The research team said this self-critical mindset may push children to hide mistakes or seek approval through dishonest behaviour instead of learning from failure.

“Self-critical children may feel intense pressure to maintain a flawless image, and cheating becomes a maladaptive coping strategy. It is a way to avoid feelings of inadequacy and secure external validation,” Ms Yu explained.

“To our knowledge, this is the first study to investigate the developmental mechanisms linking a discipline-oriented family environment to cheating behaviour,” she added.

Physical punishment may create a cycle of dishonesty

The second study tracked 302 Singapore families with children aged seven to nine over three years.

Researchers examined different forms of negative parental control, including harsh punishment, discipline such as taking away privileges, and ignoring children.

Only harsh punishment, including physical discipline such as slapping and spanking, consistently predicted higher levels of lying and cheating over time.

The relationship also worked both ways. Children who became more dishonest were more likely to receive harsher punishment later, creating a cycle that reinforced both behaviours.

“Children exposed to higher levels of negative parental control were more likely to internalise dysfunctional beliefs such as ‘I have to do well to be liked’ or ‘I shouldn’t make mistakes’. They may then resort to lying to meet these unrealistic expectations or avoid further punishment,” Ms Yu explained.

Path of Deception vs Growth in Children

Researchers also found these children were more likely to develop unhealthy beliefs, such as feeling they had to succeed to earn love or believing mistakes made them bad people.

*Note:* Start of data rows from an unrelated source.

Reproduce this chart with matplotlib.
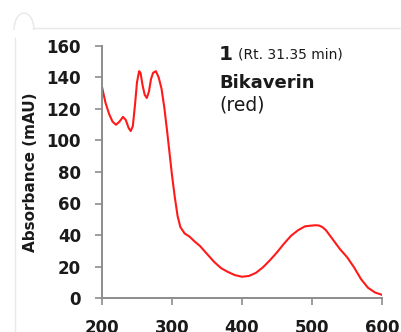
import matplotlib.pyplot as plt
from matplotlib.lines import Line2D
from matplotlib.patches import Arc

# wavelength (nm) and absorbance (mAU)
wavelength = [200, 205, 210, 215, 220, 225, 230, 234, 238, 241, 244, 247, 250, 253, 255,
              258, 261, 264, 267, 270, 273, 277, 281, 285, 289, 293, 297, 300, 304, 308,
              312, 318, 325, 332, 340, 350, 360, 370, 380, 390, 400, 410, 420, 430, 440,
              450, 460, 470, 480, 490, 500, 505, 510, 515, 520, 530, 540, 550, 560, 570,
              580, 590, 600]
absorbance = [134, 124, 117, 112, 110, 112, 115, 113, 108, 106, 109, 122, 137, 144, 143,
              135, 129, 127, 131, 139, 143, 144, 140, 133, 121, 106, 90, 78, 64, 52,
              45, 41, 39, 36, 33, 28, 23, 19, 16.5, 14.5, 13.5, 14, 16, 19.5, 24,
              29, 34.5, 39.5, 43, 45.5, 46, 46.2, 46, 45, 43, 37, 31, 26, 19.5, 12,
              6.5, 3.5, 2]

x_ticks = [200, 300, 400, 500, 600]
y_ticks = [0, 20, 40, 60, 80, 100, 120, 140, 160]

AXIS_GRAY = '#8c8c8c'
TEXT_COLOR = '#1a1a1a'

fig = plt.figure(figsize=(4.01, 3.32), dpi=100)
W, H = 401, 332

# faint card frame behind the chart
frame = '#e8e8e8'
fig.add_artist(Line2D([15 / W, 15 / W], [0, 1 - 38 / H], color=frame, lw=1.0))
fig.add_artist(Line2D([33 / W, 1], [1 - 28 / H, 1 - 28 / H], color=frame, lw=1.0))
fig.add_artist(Arc((24 / W, 1 - 30 / H), 20 / W, 34 / H, theta1=0, theta2=180,
                   color=frame, lw=1.0, transform=fig.transFigure))

ax = fig.add_axes([102 / W, 1 - 298 / H, 280 / W, 252 / H])
ax.plot(wavelength, absorbance, color='#ff1a1a', lw=1.5)

ax.set_xlim(200, 600)
ax.set_ylim(0, 160)
ax.set_xticks(x_ticks)
ax.set_yticks(y_ticks)
ax.tick_params(direction='out', length=5, width=1.2, color=AXIS_GRAY,
               labelsize=12, labelcolor=TEXT_COLOR)
ax.tick_params(axis='y', pad=10)
ax.tick_params(axis='x', pad=10)
for lbl in ax.get_xticklabels() + ax.get_yticklabels():
    lbl.set_fontweight('bold')

for side in ['top', 'right']:
    ax.spines[side].set_visible(False)
for side in ['left', 'bottom']:
    ax.spines[side].set_color(AXIS_GRAY)
    ax.spines[side].set_linewidth(1.4)

ax.set_ylabel('Absorbance (mAU)', fontsize=11, fontweight='bold',
              color=TEXT_COLOR, labelpad=6)

# annotation block
fig.text(219 / W, 1 - 60 / H, '1', fontsize=14.5, fontweight='bold', color=TEXT_COLOR)
fig.text(238 / W, 1 - 59 / H, '(Rt. 31.35 min)', fontsize=10, color=TEXT_COLOR)
fig.text(219 / W, 1 - 88 / H, 'Bikaverin', fontsize=13, fontweight='bold', color=TEXT_COLOR)
fig.text(219 / W, 1 - 111 / H, '(red)', fontsize=13.5, color=TEXT_COLOR)

fig.savefig('out.png', dpi=100)
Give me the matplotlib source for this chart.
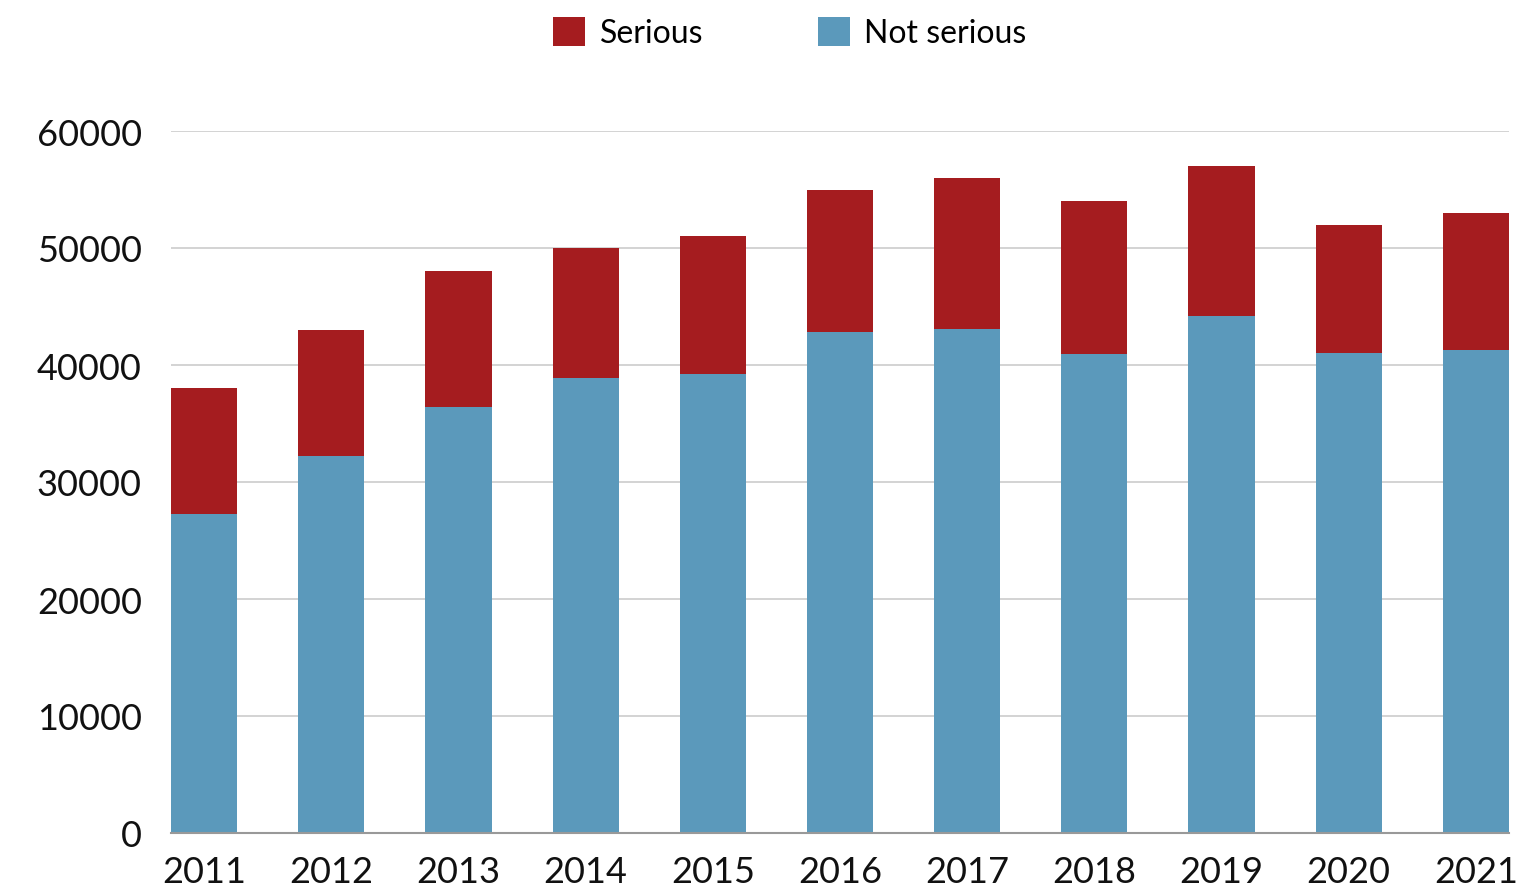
import matplotlib.pyplot as plt
import numpy as np

years = ["2011", "2012", "2013", "2014", "2015", "2016",
         "2017", "2018", "2019", "2020", "2021"]
totals = [38000, 43000, 48000, 50000, 51000, 55000,
          56000, 54000, 57000, 52000, 53000]
not_serious = [27300, 32200, 36400, 38900, 39200, 42800,
               43100, 40900, 44200, 41000, 41300]
serious = [t - n for t, n in zip(totals, not_serious)]

red = "#A51C1F"
blue = "#5B99BB"

plt.rcParams["font.family"] = ["Lato", "DejaVu Sans"]

fig = plt.figure(figsize=(15.18, 8.87), dpi=100)
ax = fig.add_axes([171 / 1518, 53 / 887, (1509 - 171) / 1518, (834 - 132) / 887])

x = np.arange(len(years))
width = 0.52
ax.bar(x, not_serious, width, color=blue, label="Not serious", zorder=2)
ax.bar(x, serious, width, bottom=not_serious, color=red, label="Serious", zorder=2)

ax.set_xlim(-width / 2, len(years) - 1 + width / 2)
ax.set_ylim(0, 60000)
ax.set_yticks(np.arange(0, 60001, 10000))
ax.set_xticks(x)
ax.set_xticklabels(years)
ax.tick_params(axis="both", length=0, labelsize=26, colors="#111111")
ax.tick_params(axis="y", pad=21)
ax.tick_params(axis="x", pad=16)

ax.grid(axis="y", color="#CCCCCC", linewidth=1.2, zorder=0)
for side in ["top", "right", "left"]:
    ax.spines[side].set_visible(False)
ax.spines["bottom"].set_color("#999999")
ax.spines["bottom"].set_linewidth(1.5)
ax.spines["bottom"].set_zorder(3)

handles, labels = ax.get_legend_handles_labels()
fig.legend(handles[::-1], labels[::-1], loc="upper center",
           bbox_to_anchor=(790 / 1518, 1.012), ncol=2, frameon=False,
           fontsize=23, handlelength=1.0, handleheight=1.0,
           handletextpad=0.45, columnspacing=3.6)

plt.savefig("out.png", dpi=100)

Those beliefs were linked to more dishonest behaviour.

Researchers found risks to children’s moral development, even where strict parenting is culturally accepted

The researchers said Singapore provides an important setting because strict, obedience-focused parenting and physical punishment are still accepted in many families.

Even so, the studies found that harsh discipline didn’t directly cause dishonesty. Instead, it changed how children thought about themselves, making lying or cheating a way to protect themselves from shame or disappointment.

The research team stressed that children’s behaviour is shaped by many influences, including personality, social surroundings and development. Parenting is only one part of the picture.

“What both studies reveal is that strict parenting doesn’t directly cause dishonesty. Rather, it changes how children see themselves, and it’s this altered self-view that leads to cheating and lying,” said Assoc Prof Hong.

The researchers further said the findings point towards a better approach. Rather than responding to dishonesty with even harsher punishment, parents and educators should understand what is driving the behaviour and help children build confidence, trust and healthier ways of coping with mistakes.

“Understanding these developmental pathways is essential for designing effective interventions. Rather than responding to children’s dishonesty with harsher punishment, which our research shows may actually worsen the problem, parents and educators need to address the underlying psychological mechanisms,” said Ms Yu.

Children will make mistakes as they grow up. The challenge isn’t stopping every mistake. It’s helping them feel safe enough to admit one, learn from it and try again.